▸ INSTRUCTION
Print all of the lines exactly. Any picture among them stays out.

▸ AVAILABLE DATA
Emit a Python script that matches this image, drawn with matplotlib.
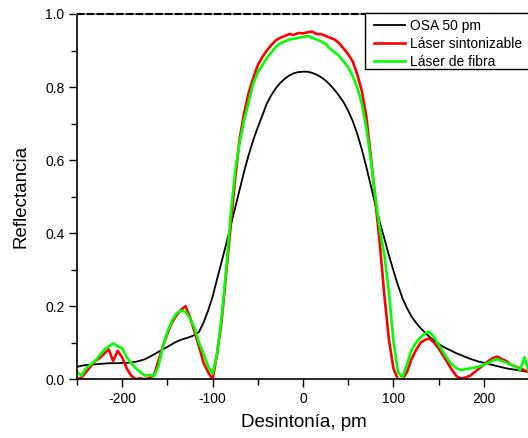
import matplotlib
matplotlib.use("Agg")
import matplotlib.pyplot as plt
import numpy as np
from matplotlib.ticker import MultipleLocator, FormatStrFormatter
from matplotlib.patches import Rectangle

plt.rcParams['font.family'] = ['Liberation Sans', 'DejaVu Sans']
plt.rcParams['axes.unicode_minus'] = False

# Detuning axis (pm), sampled every 5 pm
detuning = np.arange(-250, 251, 5)

# OSA measurement with 50 pm resolution
osa_50pm = [
    0.034, 0.037, 0.039, 0.040, 0.041, 0.042, 0.043, 0.044, 0.044, 0.044,
    0.045, 0.045, 0.046, 0.048, 0.051, 0.055, 0.061, 0.068, 0.075, 0.082,
    0.089, 0.096, 0.103, 0.108, 0.112, 0.116, 0.121, 0.130, 0.155, 0.188,
    0.226, 0.275, 0.322, 0.370, 0.420, 0.470, 0.520, 0.570, 0.615, 0.655,
    0.690, 0.722, 0.755, 0.778, 0.797, 0.812, 0.823, 0.832, 0.838, 0.841,
    0.842, 0.842, 0.839, 0.834, 0.827, 0.818, 0.806, 0.792, 0.776, 0.758,
    0.735, 0.707, 0.672, 0.630, 0.582, 0.530, 0.478, 0.430, 0.385, 0.340,
    0.298, 0.258, 0.222, 0.195, 0.172, 0.155, 0.140, 0.128, 0.116, 0.106,
    0.097, 0.089, 0.083, 0.077, 0.071, 0.066, 0.061, 0.056, 0.052, 0.048,
    0.045, 0.042, 0.039, 0.036, 0.033, 0.030, 0.028, 0.026, 0.024, 0.022,
    0.020,
]

# Tunable laser scan
tunable_laser = [
    0.000, 0.005, 0.020, 0.035, 0.050, 0.058, 0.070, 0.082, 0.050, 0.078,
    0.060, 0.030, 0.010, 0.000, 0.003, 0.000, 0.004, 0.010, 0.050, 0.090,
    0.125, 0.155, 0.175, 0.190, 0.200, 0.170, 0.130, 0.090, 0.045, 0.020,
    0.000, 0.070, 0.160, 0.290, 0.420, 0.550, 0.660, 0.730, 0.785, 0.825,
    0.860, 0.882, 0.900, 0.915, 0.928, 0.935, 0.940, 0.945, 0.943, 0.948,
    0.947, 0.950, 0.952, 0.945, 0.945, 0.940, 0.935, 0.930, 0.920, 0.905,
    0.890, 0.870, 0.835, 0.790, 0.720, 0.610, 0.490, 0.370, 0.230, 0.110,
    0.030, 0.000, 0.000, 0.020, 0.055, 0.080, 0.100, 0.108, 0.112, 0.100,
    0.085, 0.065, 0.045, 0.025, 0.008, 0.002, 0.005, 0.010, 0.020, 0.030,
    0.040, 0.050, 0.058, 0.062, 0.055, 0.050, 0.040, 0.035, 0.030, 0.025,
    0.020,
]

# Fiber laser scan
fiber_laser = [
    0.020, 0.010, 0.030, 0.040, 0.050, 0.065, 0.080, 0.090, 0.098, 0.090,
    0.085, 0.060, 0.045, 0.030, 0.020, 0.010, 0.012, 0.008, 0.035, 0.090,
    0.130, 0.160, 0.180, 0.188, 0.185, 0.167, 0.140, 0.100, 0.070, 0.035,
    0.015, 0.070, 0.170, 0.300, 0.450, 0.570, 0.650, 0.710, 0.760, 0.810,
    0.840, 0.860, 0.880, 0.895, 0.910, 0.920, 0.925, 0.930, 0.932, 0.935,
    0.937, 0.940, 0.935, 0.930, 0.925, 0.918, 0.905, 0.895, 0.885, 0.870,
    0.855, 0.830, 0.800, 0.755, 0.690, 0.600, 0.500, 0.410, 0.340, 0.240,
    0.106, 0.020, 0.005, 0.040, 0.080, 0.100, 0.115, 0.125, 0.130, 0.115,
    0.095, 0.075, 0.055, 0.040, 0.030, 0.025, 0.028, 0.030, 0.032, 0.035,
    0.040, 0.045, 0.052, 0.055, 0.050, 0.045, 0.040, 0.035, 0.025, 0.060,
    0.020,
]

labels = ["OSA 50 pm", "Láser sintonizable", "Láser de fibra"]

fig = plt.figure(figsize=(5.28, 4.38), dpi=100)
ax = fig.add_axes([77 / 528, 58.7 / 438, 452 / 528, 365.3 / 438])

ax.plot(detuning, osa_50pm, color="black", lw=1.3, label=labels[0])
ax.plot(detuning, tunable_laser, color="#ff0000", lw=1.9, label=labels[1])
ax.plot(detuning, fiber_laser, color="#00ff00", lw=1.9, label=labels[2])

ax.set_xlim(-250, 250)
ax.set_ylim(0.0, 1.0)
ax.xaxis.set_major_locator(MultipleLocator(100))
ax.xaxis.set_minor_locator(MultipleLocator(50))
ax.yaxis.set_major_locator(MultipleLocator(0.2))
ax.yaxis.set_minor_locator(MultipleLocator(0.1))
ax.yaxis.set_major_formatter(FormatStrFormatter('%.1f'))

ax.tick_params(which='major', direction='out', length=6, width=1.0, labelsize=10, pad=3)
ax.tick_params(which='minor', direction='out', length=4, width=1.0)
ax.tick_params(top=False, right=False)

for side in ['left', 'bottom']:
    ax.spines[side].set_linewidth(1.2)
ax.spines['right'].set_visible(False)
ax.spines['top'].set_linewidth(1.5)
ax.spines['top'].set_color('#8a8a8a')
ax.axhline(1.0, color='black', lw=1.5, dashes=(3.5, 1.2), clip_on=False, zorder=5)

ax.set_xlabel("Desintonía, pm", fontsize=13.5)
ax.set_ylabel("Reflectancia", fontsize=13.5)
ax.xaxis.set_label_coords(0.501, -0.096)
ax.yaxis.set_label_coords(-0.106, 0.5)

# Legend box: white panel with a black border running past the right edge
ax.add_patch(Rectangle((0.6364, 0.8494), 0.5, 0.1533, transform=ax.transAxes,
                       facecolor='white', edgecolor='black', lw=1.0,
                       clip_on=False, zorder=6))
leg = ax.legend(loc='upper left', bbox_to_anchor=(0.656, 0.987), fontsize=10,
                frameon=False, borderpad=0, labelspacing=0.29, handlelength=2.3,
                handletextpad=0.35, borderaxespad=0)
leg.set_zorder(7)

fig.savefig("out.png", dpi=100)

▸ COMPLETE ANSWER
Emit a Python script that matches this image, drawn with matplotlib.
import matplotlib
matplotlib.use("Agg")
import matplotlib.pyplot as plt
import numpy as np
from matplotlib.ticker import MultipleLocator, FormatStrFormatter
from matplotlib.patches import Rectangle

plt.rcParams['font.family'] = ['Liberation Sans', 'DejaVu Sans']
plt.rcParams['axes.unicode_minus'] = False

# Detuning axis (pm), sampled every 5 pm
detuning = np.arange(-250, 251, 5)

# OSA measurement with 50 pm resolution
osa_50pm = [
    0.034, 0.037, 0.039, 0.040, 0.041, 0.042, 0.043, 0.044, 0.044, 0.044,
    0.045, 0.045, 0.046, 0.048, 0.051, 0.055, 0.061, 0.068, 0.075, 0.082,
    0.089, 0.096, 0.103, 0.108, 0.112, 0.116, 0.121, 0.130, 0.155, 0.188,
    0.226, 0.275, 0.322, 0.370, 0.420, 0.470, 0.520, 0.570, 0.615, 0.655,
    0.690, 0.722, 0.755, 0.778, 0.797, 0.812, 0.823, 0.832, 0.838, 0.841,
    0.842, 0.842, 0.839, 0.834, 0.827, 0.818, 0.806, 0.792, 0.776, 0.758,
    0.735, 0.707, 0.672, 0.630, 0.582, 0.530, 0.478, 0.430, 0.385, 0.340,
    0.298, 0.258, 0.222, 0.195, 0.172, 0.155, 0.140, 0.128, 0.116, 0.106,
    0.097, 0.089, 0.083, 0.077, 0.071, 0.066, 0.061, 0.056, 0.052, 0.048,
    0.045, 0.042, 0.039, 0.036, 0.033, 0.030, 0.028, 0.026, 0.024, 0.022,
    0.020,
]

# Tunable laser scan
tunable_laser = [
    0.000, 0.005, 0.020, 0.035, 0.050, 0.058, 0.070, 0.082, 0.050, 0.078,
    0.060, 0.030, 0.010, 0.000, 0.003, 0.000, 0.004, 0.010, 0.050, 0.090,
    0.125, 0.155, 0.175, 0.190, 0.200, 0.170, 0.130, 0.090, 0.045, 0.020,
    0.000, 0.070, 0.160, 0.290, 0.420, 0.550, 0.660, 0.730, 0.785, 0.825,
    0.860, 0.882, 0.900, 0.915, 0.928, 0.935, 0.940, 0.945, 0.943, 0.948,
    0.947, 0.950, 0.952, 0.945, 0.945, 0.940, 0.935, 0.930, 0.920, 0.905,
    0.890, 0.870, 0.835, 0.790, 0.720, 0.610, 0.490, 0.370, 0.230, 0.110,
    0.030, 0.000, 0.000, 0.020, 0.055, 0.080, 0.100, 0.108, 0.112, 0.100,
    0.085, 0.065, 0.045, 0.025, 0.008, 0.002, 0.005, 0.010, 0.020, 0.030,
    0.040, 0.050, 0.058, 0.062, 0.055, 0.050, 0.040, 0.035, 0.030, 0.025,
    0.020,
]

# Fiber laser scan
fiber_laser = [
    0.020, 0.010, 0.030, 0.040, 0.050, 0.065, 0.080, 0.090, 0.098, 0.090,
    0.085, 0.060, 0.045, 0.030, 0.020, 0.010, 0.012, 0.008, 0.035, 0.090,
    0.130, 0.160, 0.180, 0.188, 0.185, 0.167, 0.140, 0.100, 0.070, 0.035,
    0.015, 0.070, 0.170, 0.300, 0.450, 0.570, 0.650, 0.710, 0.760, 0.810,
    0.840, 0.860, 0.880, 0.895, 0.910, 0.920, 0.925, 0.930, 0.932, 0.935,
    0.937, 0.940, 0.935, 0.930, 0.925, 0.918, 0.905, 0.895, 0.885, 0.870,
    0.855, 0.830, 0.800, 0.755, 0.690, 0.600, 0.500, 0.410, 0.340, 0.240,
    0.106, 0.020, 0.005, 0.040, 0.080, 0.100, 0.115, 0.125, 0.130, 0.115,
    0.095, 0.075, 0.055, 0.040, 0.030, 0.025, 0.028, 0.030, 0.032, 0.035,
    0.040, 0.045, 0.052, 0.055, 0.050, 0.045, 0.040, 0.035, 0.025, 0.060,
    0.020,
]

labels = ["OSA 50 pm", "Láser sintonizable", "Láser de fibra"]

fig = plt.figure(figsize=(5.28, 4.38), dpi=100)
ax = fig.add_axes([77 / 528, 58.7 / 438, 452 / 528, 365.3 / 438])

ax.plot(detuning, osa_50pm, color="black", lw=1.3, label=labels[0])
ax.plot(detuning, tunable_laser, color="#ff0000", lw=1.9, label=labels[1])
ax.plot(detuning, fiber_laser, color="#00ff00", lw=1.9, label=labels[2])

ax.set_xlim(-250, 250)
ax.set_ylim(0.0, 1.0)
ax.xaxis.set_major_locator(MultipleLocator(100))
ax.xaxis.set_minor_locator(MultipleLocator(50))
ax.yaxis.set_major_locator(MultipleLocator(0.2))
ax.yaxis.set_minor_locator(MultipleLocator(0.1))
ax.yaxis.set_major_formatter(FormatStrFormatter('%.1f'))

ax.tick_params(which='major', direction='out', length=6, width=1.0, labelsize=10, pad=3)
ax.tick_params(which='minor', direction='out', length=4, width=1.0)
ax.tick_params(top=False, right=False)

for side in ['left', 'bottom']:
    ax.spines[side].set_linewidth(1.2)
ax.spines['right'].set_visible(False)
ax.spines['top'].set_linewidth(1.5)
ax.spines['top'].set_color('#8a8a8a')
ax.axhline(1.0, color='black', lw=1.5, dashes=(3.5, 1.2), clip_on=False, zorder=5)

ax.set_xlabel("Desintonía, pm", fontsize=13.5)
ax.set_ylabel("Reflectancia", fontsize=13.5)
ax.xaxis.set_label_coords(0.501, -0.096)
ax.yaxis.set_label_coords(-0.106, 0.5)

# Legend box: white panel with a black border running past the right edge
ax.add_patch(Rectangle((0.6364, 0.8494), 0.5, 0.1533, transform=ax.transAxes,
                       facecolor='white', edgecolor='black', lw=1.0,
                       clip_on=False, zorder=6))
leg = ax.legend(loc='upper left', bbox_to_anchor=(0.656, 0.987), fontsize=10,
                frameon=False, borderpad=0, labelspacing=0.29, handlelength=2.3,
                handletextpad=0.35, borderaxespad=0)
leg.set_zorder(7)

fig.savefig("out.png", dpi=100)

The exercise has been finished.